Reducing Inequalities

The drumbeat from the Opposition, ever since their fingers were pried from the levers of national office when they tried to hold on to power by using bedsheets and spreadsheets to rig the 2020 elections, was that the PPP government was only helping one section of the populace – their supporters, whom they insisted was only from one ethnic group. They went so far as to insist that the PPP government had actually established an “apartheid regime” here.
Apartheid, of course, is a form of governance legally institutionalizing an official racial stratification that places groups in the society in a racially-stratified hierarchy – paradigmatically in South Africa with Whites at the top and Blacks at the bottom, and others in intermediate positions. Now, while a society might be stratified in one form or another, it is the official imprimatur by the state that, for instance, mandates segregated living areas that characterize apartheid. In Guyana, there are no such laws; and, in fact, if individuals are discriminated against on the basis of race, there are laws that the Courts can enforce.

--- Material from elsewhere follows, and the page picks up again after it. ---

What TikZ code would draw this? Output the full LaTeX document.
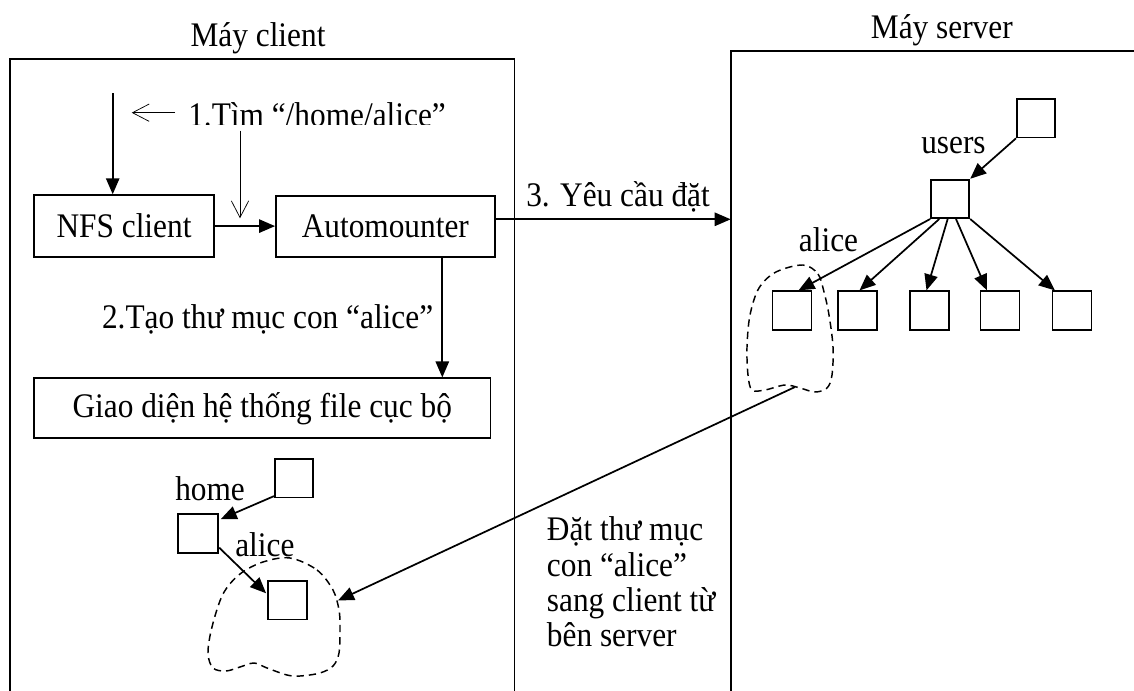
\documentclass[tikz,border=0pt]{standalone}
\usepackage{graphicx}
\usepackage{fontspec}
\setmainfont{Liberation Serif}
\usetikzlibrary{arrows.meta,calc}
% the lettering is set slightly taller than the font's natural proportions
\newcommand\stretchtxt[1]{\scalebox{1}[1.1]{#1}}
\begin{document}
\begin{tikzpicture}[x=0.75pt,y=-0.75pt,
  every node/.style={font=\fontsize{23.5}{26.5}\selectfont},
  box/.style={draw,line width=1.3pt,inner sep=0pt},
  dirbox/.style={draw,line width=1.3pt,inner sep=0pt,minimum width=39*0.75pt,minimum height=38.5*0.75pt},
  lbl/.style={anchor=base west,inner sep=0pt},
  frame/.style={line width=1.3pt},
  arr/.style={line width=1.3pt,-{Triangle[length=12pt,width=10pt]}},
  thinarr/.style={line width=0.55pt,-{Straight Barb[length=12.5pt,width=13pt]}},
  blob/.style={line width=1.1pt,dash pattern=on 5.5pt off 3.75pt}
]
\useasboundingbox (0,0) rectangle (1134,691);

% machine frames (open at the bottom / right)
\draw[frame] (10,700) -- (10,59.3) -- (514.5,59.3) -- (514.5,700);
\draw[frame] (730.7,700) -- (730.7,51) -- (1145,51);
\coordinate (srvL) at (730.7,51);

\node[anchor=base,inner sep=0pt] (tclient) at (258,46.7) {\stretchtxt{Máy client}};
\node[anchor=base,inner sep=0pt] (tserver) at (941.8,38.3) {\stretchtxt{Máy server}};

% client side components
\node[box,minimum width=180*0.75pt,minimum height=61.7*0.75pt] (nfs) at (124,226) {\stretchtxt{NFS client}};
\node[box,minimum width=218.7*0.75pt,minimum height=61*0.75pt] (auto) at (385.3,226.2) {\stretchtxt{Automounter}};
\node[box,minimum width=456.4*0.75pt,minimum height=60*0.75pt] (giao) at (262.2,408.3) {\stretchtxt{Giao diện hệ thống file cục bộ}};

\coordinate (in) at (112.7,93.3);
\draw[arr] (in) -- (in |- nfs.north);
\draw[arr] (nfs) -- (auto);
\coordinate (dn) at (442.3,0);
\draw[arr] (dn |- auto.south) -- (dn |- giao.north);
\coordinate (rq) at (0,219.3);
\draw[arr] (rq -| auto.east) -- (rq -| srvL);

% step 1 hint
\coordinate (t1a) at (175,112.7);
\coordinate (t1b) at (131.7,112.7);
\draw[thinarr] (t1a) -- (t1b);
\coordinate (t2a) at (240,130.7);
\coordinate (t2b) at (240,218.3);
\draw[thinarr] (t2a) -- (t2b);
\begin{scope}
  \clip (180,92) rectangle (470,124.5);
  \node[lbl] (step1) at (188,127) {\stretchtxt{1.Tìm “/home/alice”}};
\end{scope}

\node[lbl] (step2) at (101.8,328.3) {\stretchtxt{2.Tạo thư mục con “alice”}};
\node[lbl] (step3) at (526,206.7) {\stretchtxt{3. Yêu cầu đặt}};

% server directory tree
\node[dirbox,minimum width=38.3*0.75pt] (sroot) at (1036,118.2) {};
\node[dirbox,minimum width=38.3*0.75pt] (users) at (950.2,198.9) {};
\node[dirbox] (s1) at (792,310.5) {};
\node[dirbox] (s2) at (857.7,310.5) {};
\node[dirbox] (s3) at (929.7,310.5) {};
\node[dirbox] (s4) at (1000,310.5) {};
\node[dirbox] (s5) at (1072,310.5) {};
\draw[arr] (sroot.south west) -- (users.north east);
\draw[arr] (users.south west) -- ([xshift=4.9pt]s1.north);
\draw[arr] ([xshift=-8.2pt]users.south) -- ([xshift=1.35pt]s2.north);
\draw[arr] ([xshift=-1.9pt]users.south) -- ([xshift=-2.4pt]s3.north);
\draw[arr] ([xshift=4.35pt]users.south) -- ([xshift=-9.75pt]s4.north);
\draw[arr] (users.south east) -- ([xshift=2.4pt]s5.north west);
\node[lbl] (lusers) at (921,153.3) {\stretchtxt{users}};
\node[lbl] (lsalice) at (798.7,251.7) {\stretchtxt{alice}};
\draw[blob] plot[smooth cycle,tension=0.55] coordinates
  {(803,265) (818,274) (824,292) (829,315) (833,347) (832,375) (827,388)
   (815,392) (800,388) (785,385) (765,390) (752,390) (748,375) (747,347)
   (750,315) (759,288) (776,272)};

% client directory tree
\node[dirbox,minimum width=38.3*0.75pt] (croot) at (294.2,478.2) {};
\node[dirbox,minimum width=40*0.75pt] (home) at (198.3,533.5) {};
\node[dirbox] (calice) at (287.8,600.2) {};
\draw[arr] ([yshift=1.7pt]croot.south west) -- ([xshift=1.2pt,yshift=-4.3pt]home.north east);
\draw[arr] ([yshift=4.5pt]home.south east) -- ([xshift=-1pt,yshift=5.2pt]calice.west);
\node[lbl] (lhome) at (175,500) {\stretchtxt{home}};
\node[lbl] (lcalice) at (235,556.7) {\stretchtxt{alice}};
\draw[blob] plot[smooth cycle,tension=0.55] coordinates
  {(290,558) (317,570) (333,590) (339,610) (340,627) (339,653) (333,666)
   (320,673) (300,676) (287,675) (267,668) (254,663) (240,667) (226,671)
   (213,668) (208,653) (212,627) (223,594) (240,574) (263,562)};

% mounting the server subtree on the client
\coordinate (sb) at (795,387);
\coordinate (cb) at (338,600.5);
\draw[arr] (sb) -- (cb);
\node[lbl,align=left] (mount) at (546.7,646.7)
  {\stretchtxt{Đặt thư mục}\\\stretchtxt{con “alice”}\\\stretchtxt{sang client từ}\\\stretchtxt{bên server}};

\end{tikzpicture}
\end{document}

Horizontal inequalities are inequalities among groups with a shared identity. Historically, our colonial state of six peoples was premised on the Europeans enjoying a much higher standard of living than the others. Over time, depending on many complex factors, the other groups also developed differentially. For instance, Mixed and Africans vied for the Government services and dominated them, while Portuguese, Chinese and Indians gravitated into private endeavours. The Indigenous Peoples generally languished on the economic periphery. This led to a certain level of horizontal inequality that persists into the present. The question is what can be done by the Government to create a more equitable society.

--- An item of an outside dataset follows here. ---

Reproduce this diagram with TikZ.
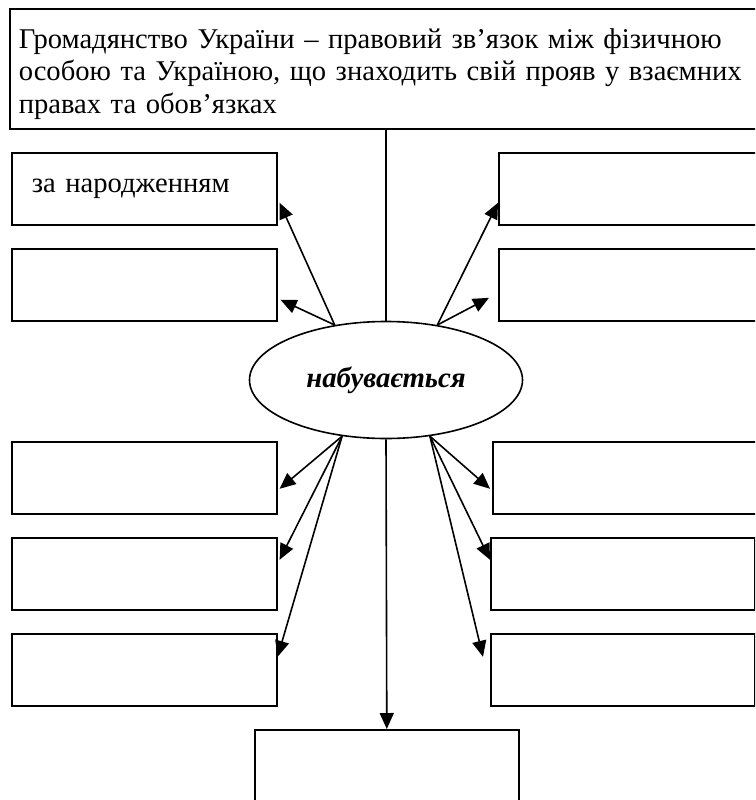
\documentclass[tikz,border=0pt]{standalone}
\usepackage{fontspec}
\setmainfont{Liberation Serif}
\usetikzlibrary{arrows.meta,shapes.geometric,calc}

\begin{document}
\begin{tikzpicture}[x=1pt, y=-1pt,
    font=\fontsize{28.6}{32.5}\selectfont,
    box/.style={draw, line width=1.6pt, rectangle, anchor=north west, inner sep=0pt, minimum height=72pt},
    sidebox/.style={box, minimum width=265pt},
    arr/.style={-{Triangle[length=16pt,width=14pt]}, line width=1.6pt}]
  \useasboundingbox (0,0) rectangle (755,800);
  \clip (0,0) rectangle (755,800);

  \node[box, minimum width=770pt, minimum height=120pt, text width=752pt, inner xsep=9pt, align=left] (def) at (9,8)
    {\rule{0pt}{30pt}Громадянство України – правовий зв’язок між фізичною\\особою та Україною, що знаходить свій прояв у взаємних\\правах та обов’язках};

  \node[draw, ellipse, line width=1.6pt, minimum width=273pt, minimum height=117pt, inner sep=0pt,
        font=\fontsize{28.8}{32}\selectfont\bfseries\itshape] (acq) at (386,380) {набувається};

  % upper boxes
  \node[sidebox, text width=225pt, inner xsep=20pt, align=left] (ul1) at (11,152) {за народженням};
  \node[sidebox] (ul2) at (11,248) {};
  \node[box, minimum width=270pt] (ur1) at (498,152) {};
  \node[box, minimum width=270pt] (ur2) at (498,248) {};

  % lower boxes
  \node[sidebox] (ll1) at (11,441) {};
  \node[sidebox] (ll2) at (11,537) {};
  \node[sidebox] (ll3) at (11,633) {};
  \node[box, minimum width=270pt] (lr1) at (492,441) {};
  \node[box, minimum width=264pt] (lr2) at (490,537) {};
  \node[box, minimum width=264pt] (lr3) at (490,633) {};

  \node[box, minimum width=264pt, minimum height=90pt] (res) at (254,729) {};

  \draw[line width=1.6pt] (acq.north) -- (acq.north |- def.south);

  \draw[arr] (acq.133) -- ($(ul1.east)+(2,14)$);
  \draw[arr] (acq.133) -- ($(ul2.east)+(3,15)$);
  \draw[arr] (acq.47) -- ($(ur1.west)+(0,14)$);
  \draw[arr] (acq.47) -- ($(ur2.west)+(-9,13)$);

  \draw[arr] (acq.232) -- ($(ll1.east)+(2,11)$);
  \draw[arr] (acq.232) -- ($(ll2.east)+(2,-14)$);
  \draw[arr] (acq.232) -- ($(ll3.east)+(0,-13)$);
  \draw[arr] (acq.308) -- ($(lr1.west)+(-2,11)$);
  \draw[arr] (acq.308) -- ($(lr2.west)+(0,-14)$);
  \draw[arr] (acq.308) -- ($(lr3.west)+(-7,-13)$);

  \draw[arr] (acq.south) -- (res.north);
\end{tikzpicture}
\end{document}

Three distinct approaches to the management of Horizontal Inequalities can be identified, and the present Government of Guyana can be seen to be utilizing all of them in its Budgets, including the one that was just presented for 2025, to create a new One Guyana. The first are direct approaches which involve targeting groups directly — for instance, using quotas/ targets for the allocation of jobs or educational access when it can be shown that they have historically been discriminated against. While the direct approach can obviously have an almost immediate effect, especially in the short term, as we have seen from the American experience, it risks increasing the salience of identity difference and antagonising those who do not benefit from the policy, since they might contest claims of lagging performance being due to historical discrimination. In Guyana, even though Indigenous Peoples have been historically left out of the coast-centred development, resentment has been fostered by the Opposition of programmes targeting towards them.
The second are indirect approaches, which involve general policies which have the effect of reducing group disparities overall, and not specifically targeted. These include, for example, progressive taxation, anti-discrimination policies, regional expenditure policies, or decentralization of power. These policies eschew narrow targeting and are much less likely to increase the salience of identity, but they may be less dramatic in reducing Horizontal Inequalities. In the Budget, for instance, we see a wide range of these programmes scattered through the gamut of economic activities and governmental programmes, such as building infrastructure in all regions and using local contractors.
Finally, the third type of approach can be labelled ‘integrationist’. In this case, the aim of policies is not so much to target Horizontal Inequalities per se, but to seek to reduce the salience of group boundaries. An integrationist approach involves, for example, promoting a national identity and shared economic or political activities across identarian lines. These are effective in reducing the salience of group boundaries.
The Government has unfurled its overarching goal of creating a One Guyana where all the peoples can see themselves as part of a mosaic. The spending on Education, Culture and Sports, for instance, has ballooned over the past five years, and we can already see the results expressed by youths in renouncing the Opposition’s only stressing racial identities.